No Porto, a sociedade contava com a colaboração de um agente da PSP, que os informava antecipadamente das operações que as autoridades estavam a preparar. Mas as coisas nem sempre corriam da melhor forma entre a polícia e os seguranças. “Um dia destes vou ter de partir os cornos a um polícia”, ouve a Judiciária a certa altura dizer Edu, numa conversa telefónica precisamente com aquele agente da autoridade.

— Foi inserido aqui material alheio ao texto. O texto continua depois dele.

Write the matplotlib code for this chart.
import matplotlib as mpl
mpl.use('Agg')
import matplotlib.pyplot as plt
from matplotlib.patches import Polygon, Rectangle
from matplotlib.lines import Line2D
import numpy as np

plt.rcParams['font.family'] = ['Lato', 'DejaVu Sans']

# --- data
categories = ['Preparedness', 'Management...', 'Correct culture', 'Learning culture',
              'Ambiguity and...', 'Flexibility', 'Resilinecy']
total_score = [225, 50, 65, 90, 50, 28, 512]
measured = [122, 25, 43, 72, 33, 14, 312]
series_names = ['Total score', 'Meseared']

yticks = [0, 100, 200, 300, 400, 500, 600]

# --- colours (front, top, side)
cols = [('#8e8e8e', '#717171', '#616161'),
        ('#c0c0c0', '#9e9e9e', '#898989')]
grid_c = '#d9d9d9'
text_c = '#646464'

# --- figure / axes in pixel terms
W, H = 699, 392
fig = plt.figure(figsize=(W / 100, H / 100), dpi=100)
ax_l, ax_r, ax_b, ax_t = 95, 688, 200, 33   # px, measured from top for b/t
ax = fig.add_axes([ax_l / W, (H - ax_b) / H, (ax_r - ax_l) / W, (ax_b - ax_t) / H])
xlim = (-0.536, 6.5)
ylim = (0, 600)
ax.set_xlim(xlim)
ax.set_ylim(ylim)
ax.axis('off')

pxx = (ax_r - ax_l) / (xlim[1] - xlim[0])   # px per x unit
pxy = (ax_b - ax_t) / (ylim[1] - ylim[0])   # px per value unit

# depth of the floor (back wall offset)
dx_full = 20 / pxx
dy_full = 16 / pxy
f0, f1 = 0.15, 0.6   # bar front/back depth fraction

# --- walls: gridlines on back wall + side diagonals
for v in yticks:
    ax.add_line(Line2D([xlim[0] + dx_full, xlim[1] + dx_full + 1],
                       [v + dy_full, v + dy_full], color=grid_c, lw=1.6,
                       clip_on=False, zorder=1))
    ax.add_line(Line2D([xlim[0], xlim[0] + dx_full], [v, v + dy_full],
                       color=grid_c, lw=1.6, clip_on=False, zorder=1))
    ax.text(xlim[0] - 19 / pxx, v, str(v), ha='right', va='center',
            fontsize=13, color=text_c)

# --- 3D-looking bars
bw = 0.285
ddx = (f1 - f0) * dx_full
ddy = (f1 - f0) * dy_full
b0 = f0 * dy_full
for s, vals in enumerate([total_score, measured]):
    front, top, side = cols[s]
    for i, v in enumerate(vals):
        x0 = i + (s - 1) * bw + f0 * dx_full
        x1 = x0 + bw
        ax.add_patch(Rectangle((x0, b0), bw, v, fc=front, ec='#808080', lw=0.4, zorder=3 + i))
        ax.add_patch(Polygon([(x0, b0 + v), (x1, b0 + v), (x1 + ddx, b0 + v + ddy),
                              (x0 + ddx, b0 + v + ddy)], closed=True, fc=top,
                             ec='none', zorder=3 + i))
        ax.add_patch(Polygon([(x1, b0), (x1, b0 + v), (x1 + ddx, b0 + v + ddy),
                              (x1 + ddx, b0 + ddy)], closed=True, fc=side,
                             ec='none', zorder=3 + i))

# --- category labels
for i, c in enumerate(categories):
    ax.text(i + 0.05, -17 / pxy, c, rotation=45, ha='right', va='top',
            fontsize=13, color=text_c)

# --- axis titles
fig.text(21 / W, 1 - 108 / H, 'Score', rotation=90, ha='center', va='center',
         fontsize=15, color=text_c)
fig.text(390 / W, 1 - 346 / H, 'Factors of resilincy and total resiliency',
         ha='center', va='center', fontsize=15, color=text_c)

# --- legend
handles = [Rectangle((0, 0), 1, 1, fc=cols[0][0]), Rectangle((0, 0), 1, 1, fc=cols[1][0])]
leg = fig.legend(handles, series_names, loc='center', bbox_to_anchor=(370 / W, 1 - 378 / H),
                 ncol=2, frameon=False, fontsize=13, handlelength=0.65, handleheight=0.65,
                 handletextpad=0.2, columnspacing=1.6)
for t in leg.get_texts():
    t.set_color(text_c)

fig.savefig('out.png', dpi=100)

O facto de Pinto da Costa e Antero Henrique nunca terem rescindido o contrato que tinham com a firma, mesmo depois de saberem que ela não estava legalmente habilitada a fornecer-lhes os serviços de escolta e protecção que lhes prestava é, para o Ministério Público, prova suficiente de que sabiam perfeitamente da situação: “Se o FCP se tivesse sentido enganado, então por que é que depois da detenção do arguido Eduardo Silva não rescindiu contrato com a SPDE?”

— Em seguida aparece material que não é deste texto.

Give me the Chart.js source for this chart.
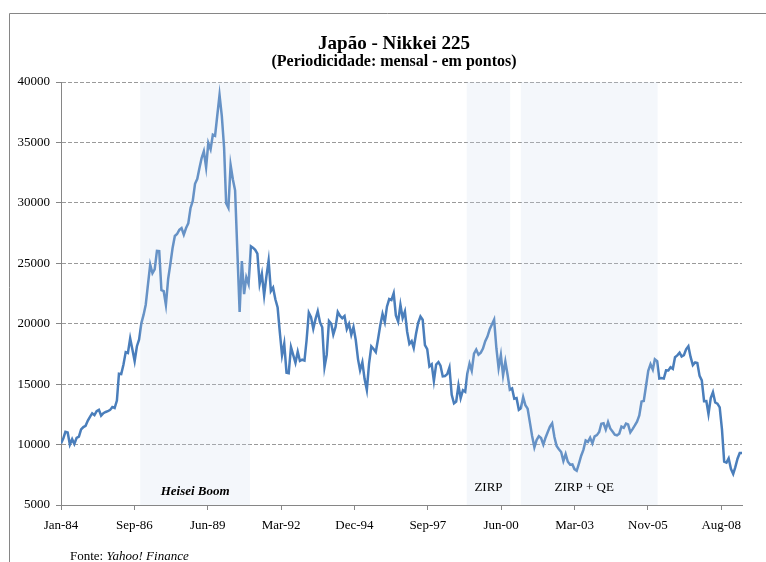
<!DOCTYPE html>
<html>
<head>
<meta charset="utf-8">
<script src="https://cdn.jsdelivr.net/npm/chart.js@4.4.1/dist/chart.umd.min.js"></script>
<style>
  html, body { margin: 0; padding: 0; background: #fff; }
  #wrap { position: relative; width: 766px; height: 562px; }
</style>
</head>
<body>
<div id="wrap"><canvas id="myChart" width="766" height="562"></canvas></div>
<script>
// Nikkei 225, fechamento mensal (pontos), a partir de jan/1984
const firstYear = 1984;
const closes = [
    10100, 10500, 11050, 11000, 10000, 10450, 10050, 10550, 10650, 11250, 11450, 11550, // 1984
    11990, 12320, 12580, 12430, 12760, 12880, 12400, 12600, 12700, 12760, 12870, 13110, // 1985
    13020, 13640, 15860, 15830, 16610, 17650, 17580, 18790, 17850, 16910, 18140, 18700, // 1986
    20050, 20770, 21570, 23270, 24900, 24180, 24490, 26030, 26010, 22770, 22690, 21560, // 1987
    23720, 24990, 26260, 27260, 27420, 27770, 27910, 27370, 27920, 28300, 29580, 30160, // 1988
    31580, 31990, 32840, 33710, 34270, 32950, 34950, 34430, 35640, 35550, 37270, 38920, // 1989
    37190, 34590, 29980, 29590, 33130, 31940, 31040, 25980, 20980, 25190, 22450, 23850, // 1990
    23290, 26410, 26290, 26110, 25790, 23290, 24120, 22340, 23920, 25220, 22690, 22980, // 1991
    22020, 21340, 19350, 17390, 18350, 15950, 15910, 18060, 17400, 16770, 17680, 16920, // 1992
    17020, 16950, 18590, 20920, 20550, 19590, 20380, 21030, 20110, 19700, 16410, 17420, // 1993
    20230, 20000, 19110, 19730, 20970, 20640, 20450, 20630, 19560, 19990, 19080, 19720, // 1994
    18650, 17050, 16140, 16810, 15440, 14520, 16680, 18120, 17910, 17650, 18740, 19870, // 1995
    20810, 20130, 21410, 22040, 21960, 22530, 20690, 20170, 21560, 20470, 21020, 19360, // 1996
    18330, 18560, 18000, 19150, 20070, 20600, 20330, 18230, 17890, 16460, 16640, 15260, // 1997
    16630, 16830, 16530, 15640, 15670, 15830, 16380, 14110, 13410, 13560, 14880, 13840, // 1998
    14500, 14370, 15840, 16700, 16110, 17530, 17860, 17440, 17610, 17940, 18560, 18930, // 1999
    19540, 19960, 20340, 17970, 16330, 17410, 15730, 16860, 15750, 14540, 14650, 13790, // 2000
    13840, 12880, 13000, 13930, 13260, 12970, 11860, 10710, 9770, 10370, 10700, 10540,  // 2001
    10000, 10590, 11020, 11490, 11760, 10620, 9880, 9620, 9380, 8640, 9220, 8580,       // 2002
    8340, 8360, 7970, 7830, 8420, 9080, 9560, 10340, 10220, 10560, 10100, 10680,        // 2003
    10780, 11040, 11720, 11760, 11240, 11860, 11330, 11080, 10820, 10770, 10900, 11490, // 2004
    11390, 11740, 11670, 11010, 11280, 11580, 11900, 12410, 13570, 13610, 14870, 16110, // 2005
    16650, 16210, 17060, 16910, 15470, 15510, 15460, 16140, 16130, 16400, 16270, 17230, // 2006
    17380, 17600, 17290, 17400, 17880, 18140, 17250, 16570, 16790, 16740, 15680, 15310, // 2007
    13590, 13600, 12530, 13850, 14340, 13480, 13380, 13070, 11260, 8580, 8510, 8860,    // 2008
    7990, 7570, 8110, 8830, 9300, 9300                                                  // 2009
];

// rótulos do eixo X, um a cada 1000 dias desde 01/01/1984
const xTickLabels = ['Jan-84', 'Sep-86', 'Jun-89', 'Mar-92', 'Dec-94', 'Sep-97', 'Jun-00', 'Mar-03', 'Nov-05', 'Aug-08'];
const xTickStepDays = 1000;
const yMin = 5000;
const yMax = 40000;
const yStep = 5000;

// períodos destacados
const periodNames = ['Heisei Boom', 'ZIRP', 'ZIRP + QE'];
const periodStart = ['1986-12-16', '1999-02-22', '2001-03-01'];
const periodEnd = ['1991-01-21', '2000-10-06', '2006-04-08'];

const SERIF = "'Liberation Serif', 'Times New Roman', serif";
const LINE_BLUE = '#4a7ebb';
const AXIS_GREY = '#868686';

function dayNum(y, m, d) {
    return (Date.UTC(y, m, d) - Date.UTC(firstYear, 0, 1)) / 864e5;
}
function isoDay(s) {
    const p = s.split('-').map(Number);
    return dayNum(p[0], p[1] - 1, p[2]);
}

const points = closes.map((v, i) => ({
    x: dayNum(firstYear + Math.floor(i / 12), i % 12, 1),
    y: v
}));
const lastDay = points[points.length - 1].x;

// texto em negrito levemente condensado (como Times no Excel)
function condensedText(ctx, text, x, y, size, targetWidth) {
    ctx.font = 'bold ' + size + 'px ' + SERIF;
    const w = ctx.measureText(text).width;
    const k = Math.min(1, targetWidth / w);
    ctx.save();
    ctx.translate(x, y);
    ctx.scale(k, 1);
    ctx.fillText(text, 0, 0);
    ctx.restore();
}

const shadePlugin = {
    id: 'shade',
    afterDatasetsDraw(chart) {
        const {ctx, chartArea, scales} = chart;
        ctx.save();
        ctx.fillStyle = 'rgba(205, 219, 238, 0.22)';
        periodNames.forEach((name, i) => {
            const x1 = scales.x.getPixelForValue(isoDay(periodStart[i]));
            const x2 = scales.x.getPixelForValue(isoDay(periodEnd[i]));
            ctx.fillRect(x1, chartArea.top, x2 - x1, chartArea.bottom - chartArea.top);
        });
        ctx.restore();
    },
    afterDraw(chart) {
        const {ctx, scales} = chart;
        ctx.save();
        // moldura
        ctx.strokeStyle = AXIS_GREY;
        ctx.lineWidth = 1;
        ctx.beginPath();
        ctx.moveTo(9.5, 562);
        ctx.lineTo(9.5, 13.5);
        ctx.lineTo(766, 13.5);
        ctx.stroke();

        ctx.fillStyle = '#000';
        ctx.textAlign = 'center';
        ctx.textBaseline = 'alphabetic';
        condensedText(ctx, 'Japão - Nikkei 225', 394, 49, 19.5, 152);
        condensedText(ctx, '(Periodicidade: mensal - em pontos)', 394, 66, 16, 245);

        // nomes dos períodos
        ctx.textBaseline = 'middle';
        const labelY = [492, 488, 488];
        const labelDx = [0, 0, -5];
        const labelFont = ['bold italic 13px ', '13px ', '13px '];
        periodNames.forEach((name, i) => {
            const x1 = scales.x.getPixelForValue(isoDay(periodStart[i]));
            const x2 = scales.x.getPixelForValue(isoDay(periodEnd[i]));
            ctx.font = labelFont[i] + SERIF;
            ctx.fillText(name, (x1 + x2) / 2 + labelDx[i], labelY[i]);
        });

        // fonte
        ctx.textAlign = 'left';
        ctx.font = '13px ' + SERIF;
        const pre = 'Fonte: ';
        ctx.fillText(pre, 70, 557);
        const w = ctx.measureText(pre).width;
        ctx.font = 'italic 13px ' + SERIF;
        ctx.fillText('Yahoo! Finance', 70 + w, 557);
        ctx.restore();
    }
};

const ctx = document.getElementById('myChart').getContext('2d');
const chart = new Chart(ctx, {
    type: 'line',
    data: {
        datasets: [{
            data: points,
            borderColor: LINE_BLUE,
            borderWidth: 2.5,
            pointRadius: 0,
            tension: 0,
            fill: false
        }]
    },
    options: {
        responsive: false,
        animation: false,
        devicePixelRatio: 1,
        layout: { padding: { top: 82, right: 24, bottom: 0, left: 0 } },
        plugins: {
            legend: { display: false },
            title: { display: false },
            tooltip: { enabled: false }
        },
        scales: {
            x: {
                type: 'linear',
                min: 0,
                max: lastDay,
                afterBuildTicks(scale) {
                    scale.ticks = xTickLabels.map((_, i) => ({ value: i * xTickStepDays }));
                },
                afterFit(scale) { scale.height = 57; },
                grid: {
                    drawOnChartArea: false,
                    drawTicks: true,
                    tickLength: 5,
                    tickColor: AXIS_GREY
                },
                border: { color: AXIS_GREY, width: 1 },
                ticks: {
                    autoSkip: false,
                    maxRotation: 0,
                    padding: 8,
                    color: '#000',
                    font: { family: SERIF, size: 13 },
                    callback: (value, index) => xTickLabels[index]
                }
            },
            y: {
                min: yMin,
                max: yMax,
                afterFit(scale) { scale.width = 61; },
                grid: {
                    color: '#9a9a9a',
                    lineWidth: 1,
                    tickLength: 5,
                    tickColor: AXIS_GREY,
                    tickBorderDash: []
                },
                border: { color: AXIS_GREY, width: 1, dash: [4, 2] },
                ticks: {
                    stepSize: yStep,
                    padding: 6,
                    color: '#000',
                    font: { family: SERIF, size: 13 },
                    callback: (value) => String(value)
                }
            }
        }
    },
    plugins: [shadePlugin]
});
</script>
</body>
</html>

O julgamento terá lugar em Braga por o crime mais grave de todo o processo, aquele que levou à morte do cliente do Chic Bar, ter tido lugar em Famalicão.
Vigilância, protecção ou simples acompanhamento?

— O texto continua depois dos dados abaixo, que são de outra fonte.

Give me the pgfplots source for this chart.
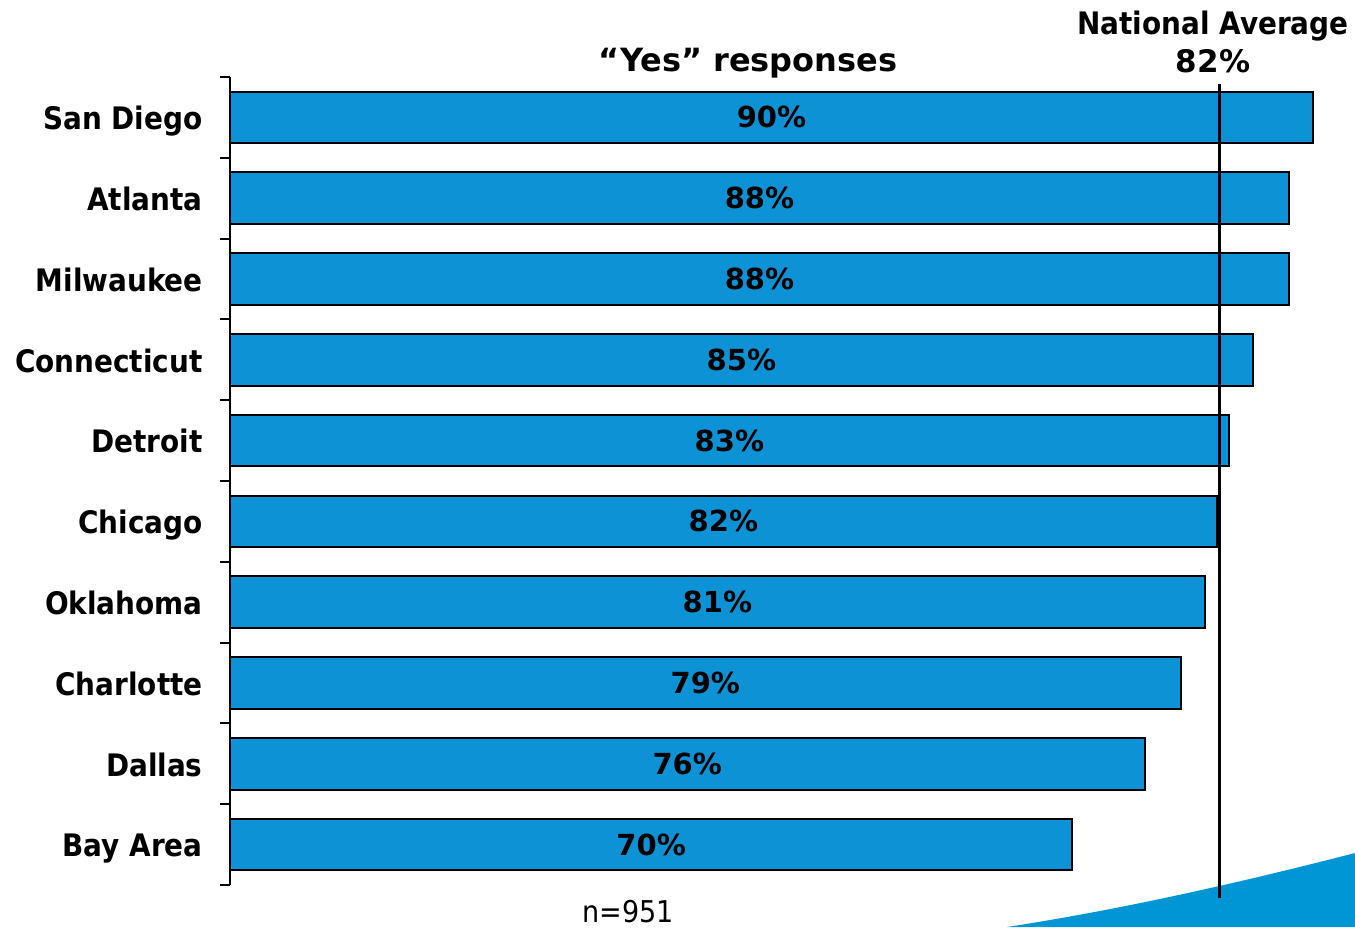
\documentclass[border=0pt]{standalone}
\usepackage{pgfplots}
\pgfplotsset{compat=1.18}
\usepackage{pgfplotstable}
\usepackage{fontspec}
\setmainfont{DejaVu Sans Condensed}
\newfontfamily\widefont{DejaVu Sans}
\definecolor{barblue}{RGB}{13,147,213}
\definecolor{swoosh}{RGB}{0,150,214}
\pgfplotstableread{
pos v
9 90
8 88
7 88
6 85
5 83
4 82
3 81
2 79
1 76
0 70
}\datatable
\begin{document}
\begin{tikzpicture}
\begin{axis}[
  scale only axis, width=562.5pt, height=404pt,
  xmin=0, xmax=93.49, ymin=-0.5, ymax=9.5,
  clip=false,
  axis x line=none,
  axis y line=left,
  axis line style={-, line width=1pt, black},
  xtick=\empty,
  ytick={0,...,9},
  yticklabels={Bay Area,Dallas,Charlotte,Oklahoma,Chicago,Detroit,Connecticut,Milwaukee,Atlanta,San Diego},
  major tick length=0pt,
  minor ytick={-0.5,0.5,...,9.5},
  minor tick length=5pt,
  tick align=outside,
  minor tick style={line width=1pt, black},
  yticklabel style={font=\fontsize{15.5}{18}\selectfont\bfseries, anchor=base east, inner sep=0pt, xshift=-13.5pt, yshift=-6.1pt},
  bar width=0.64,
]
\fill[swoosh] (rel axis cs:0.6907,-0.05198) .. controls (rel axis cs:0.8,-0.0285) and (rel axis cs:0.9067,0.0062) .. (rel axis cs:1.0,0.0396) -- (rel axis cs:1.0,-0.05198) -- cycle;
\addplot[xbar, fill=barblue, draw=black, line width=1pt] table[x=v, y=pos] {\datatable};
\addplot[draw=none, forget plot, nodes near coords={\pgfplotspointmeta\%}, point meta=explicit symbolic,
  every node near coord/.style={anchor=center, font=\widefont\fontsize{14.5}{17}\selectfont\bfseries, text=black}]
  table[x expr=\thisrow{v}/2, y=pos, meta=v] {\datatable};
\draw[line width=1.5pt, black] (axis cs:82.2,9.413) -- (axis cs:82.2,-0.661);
\node[font=\widefont\fontsize{16}{19}\selectfont\bfseries, anchor=base] at (rel axis cs:0.4604,1.0074) {“Yes” responses};
\node[font=\fontsize{15.5}{18}\selectfont\bfseries, anchor=base] at (rel axis cs:0.8738,1.0520) {National Average};
\node[font=\widefont\fontsize{15.5}{18}\selectfont\bfseries, anchor=base] at (rel axis cs:0.8738,1.005) {82\%};
\node[font=\fontsize{15}{18}\selectfont, anchor=base] at (rel axis cs:0.3538,-0.0460) {n=951};
\coordinate (bbsw) at (rel axis cs:-0.20444,-0.05198);
\coordinate (bbne) at (rel axis cs:1.0,1.0953);
\end{axis}
\pgfresetboundingbox
\path[use as bounding box] (bbsw) rectangle (bbne);
\end{tikzpicture}
\end{document}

Em que qualidade agiam os seguranças que acompanhavam Jorge Nuno Pinto da Costa e respectiva família aos jogos de futebol dentro e fora do Porto? Protegiam-no de eventuais atacantes ou limitavam-se a fazer figura de corpo presente? É na destrinça dos diferentes conceitos de vigilância que joga a defesa do dirigente do FCP — que argumenta ainda que Pinto da Costa não podia adivinhar que a empresa que contratara não estava, afinal, legalmente credenciada para lhe prestar determinado tipo de serviços.
Os homens da SPDE acompanharam-no, por exemplo, a um jogo no Estádio de Alvalade, em Lisboa, em Setembro de 2014. “Aqui, o que estava em causa não era um serviço de protecção pessoal, mas antes uma função típica de assistente de recinto desportivo”, alega o advogado de Pinto da Costa, explicando que se tratou apenas de acompanhar grupos de adeptos.
Numa outra ocasião, quando a casa de uma familiar de Pinto da Costa foi assaltada, em Cedofeita, no Porto, foram também os homens de Edu quem acorreu ao local. O Ministério Público diz que tentaram localizar os intrusos, mas o representante do dirigente desportivo nega-o: “Limitaram-se a permanecer no exterior da habitação, para ver se divisavam a aproximação de estranhos.”
A defesa deste arguido usa um derradeiro argumento: “Em todos os momentos em que Eduardo Silva esteve a acompanhar Pinto da Costa — como outros administradores da SAD do FCP —, era claro que esses movimentos eram concertados com a PSP!”.